The chat session at the school is one incarnation of a national peer-to-peer mentoring program led by a 23-year-old from Atlanta, Haley Kilpatrick. She has turned a high school revelation and $13,000 of her own cash into a groundbreaking nonprofit group that now reaches 34,000 girls in 43 states and four countries.

The program aims to foster leadership qualities among high school girls at the same time they wield a positive influence on younger, middle school girls.

News reports of the sometimes tragic outcomes of cyberbullying have reinforced the need for answers. Some girls (and boys) live a lonely and unhappy existence in middle school, between the safety of childhood and the freedom of adulthood.

That dynamic became all too clear to Ms. Kilpatrick at age 15, when she was teased and bullied after moving from a public school to the tony Deerfield-Windsor School in Albany, Ga. She started Girl Talk at Deerfield-Windsor in 2002 after watching her younger sister go through many of the same vexations she had faced.

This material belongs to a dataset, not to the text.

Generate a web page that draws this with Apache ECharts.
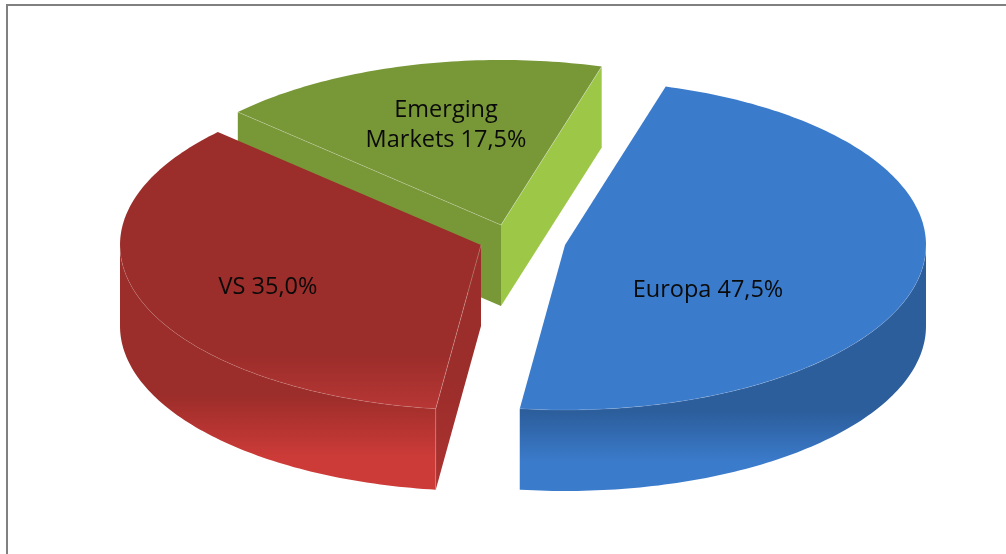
<!DOCTYPE html>
<html>
<head>
<meta charset="utf-8">
<style>html,body{margin:0;padding:0;background:#fff}#chart{width:1006px;height:554px}</style>
<script src="https://cdn.jsdelivr.net/npm/echarts@6/dist/echarts.min.js"></script>
</head>
<body>
<div id="chart"></div>
<script>
// Portfolio split by region
const regions = ['Europa', 'VS', 'Emerging\nMarkets'];
const shares = [47.5, 35.0, 17.5];

// Pie layout: ellipse of the disc, thickness and the clockwise start angle
const pie = { cx: 523, cy: 242, rx: 361, ry: 165, depth: 81, start: -73.8 };
// How far each slice is pulled out of the disc, and where its label sits
const pull = [[42, 3], [-42, 3], [-22, -17]];
const labelAt = [[143, 45], [-213, 42], [-55, -100]];
// Painting order: the back slice first, the front slice last
const stacking = [30, 20, 10];

const vertical = (y1, y2, stops) => ({
  type: 'linear', x: 0, y: y1, x2: 0, y2: y2, global: true,
  colorStops: stops.map(c => ({ offset: c[0], color: c[1] }))
});

const skins = [
  {
    top: '#3b7bcb',
    wall: vertical(412, 462, [[0, '#2c5e9c'], [1, '#3b7bcb']]),
    startCut: '#2c5e9c', endCut: '#2c5e9c'
  },
  {
    top: vertical(355, 410, [[0, '#9b2d2a'], [1, '#b83735']]),
    wall: vertical(395, 458, [[0, '#9b2d2a'], [1, '#cd3b38']]),
    startCut: vertical(380, 490, [[0, '#9b2d2a'], [1, '#ad3331']]),
    endCut: '#9b2d2a'
  },
  {
    top: '#789737',
    wall: '#789737',
    startCut: '#789737', endCut: '#9dc746'
  }
];

const total = shares.reduce((a, b) => a + b, 0);
const rad = d => d * Math.PI / 180;

function renderSlice(params, api) {
  const i = params.dataIndex;
  let from = pie.start;
  for (let k = 0; k < i; k++) from += shares[k] / total * 360;
  const to = from + api.value(0) / total * 360;
  const ox = pie.cx + pull[i][0];
  const oy = pie.cy + pull[i][1];
  const rim = t => [ox + pie.rx * Math.cos(rad(t)), oy + pie.ry * Math.sin(rad(t))];
  const drop = p => [p[0], p[1] + pie.depth];
  const z = stacking[i];
  const children = [];
  const add = (points, fill, order) => children.push({
    type: 'polygon', shape: { points: points }, z2: z + order,
    style: { fill: fill, stroke: null }
  });
  const seam = (points, alpha) => children.push({
    type: 'polyline', shape: { points: points }, z2: z + 5,
    style: { fill: null, stroke: 'rgba(255,255,255,' + alpha + ')', lineWidth: 0.6 }
  });

  // Top face outline
  const arc = [];
  for (let t = from; t < to; t += 1) arc.push(rim(t));
  arc.push(rim(to));
  const apex = [ox, oy];
  const first = arc[0];
  const last = arc[arc.length - 1];

  // Cut faces: a radial face shows only when it turns towards the viewer
  const startVisible = Math.cos(rad(from)) < 0;
  const endVisible = Math.cos(rad(to)) > 0;
  if (startVisible) add([apex, first, drop(first), drop(apex)], skins[i].startCut, 1);
  if (endVisible) add([apex, last, drop(last), drop(apex)], skins[i].endCut, 2);

  // Outer wall: only the part of the rim that faces the viewer
  if (to > 0 && from < 180) {
    const front = [];
    for (let t = Math.max(from, 0); t < Math.min(to, 180); t += 1) front.push(rim(t));
    front.push(rim(Math.min(to, 180)));
    add(front.concat(front.slice().reverse().map(drop)), skins[i].wall, 3);
    seam(front, 0.2);
    if (startVisible) seam([first, drop(first)], 0.3);
  }

  add([apex].concat(arc), skins[i].top, 4);
  if (startVisible) seam([apex, first], 0.4);
  if (endVisible) seam([apex, last], 0.6);

  children.push({
    type: 'text', z2: z + 6,
    style: {
      text: api.value(1), x: ox + labelAt[i][0], y: oy + labelAt[i][1],
      align: 'center', verticalAlign: 'middle', lineHeight: 30,
      font: '23.5px "Open Sans"', fill: '#0a0a0a'
    }
  });
  return { type: 'group', children: children };
}

const rows = shares.map((s, i) => [
  s, regions[i] + ' ' + s.toFixed(1).replace('.', ',') + '%'
]);

const chart = echarts.init(document.getElementById('chart'), null, { renderer: 'canvas' });
chart.setOption({
  animation: false,
  backgroundColor: '#ffffff',
  graphic: [{
    type: 'rect', silent: true, z: 0,
    shape: { x: 7, y: 5, width: 1020, height: 570 },
    style: { fill: null, stroke: '#808080', lineWidth: 2 }
  }],
  series: [{
    type: 'custom',
    coordinateSystem: 'none',
    silent: true,
    z: 2,
    data: rows,
    dimensions: ['share', 'label'],
    renderItem: renderSlice
  }]
});
</script>
</body>
</html>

"For middle school girls, everything is an immediate crisis," Kilpatrick says. "So my thought was, if we could help these girls find a meaning and a purpose in middle school, then maybe they wouldn't make bad choices later on."

Since then, Girl Talk has become one of the fastest-growing nonprofits in the country. Girl Talk has received coverage in CosmoGIRL!, Glamour, and Self magazines, and Kilpatrick has appeared on national morning TV shows.

In 2007, Kilpatrick channeled her sense of mission – and, her friends say, her prodigious multitasking skills – into making Girl Talk a full-time nonprofit effort.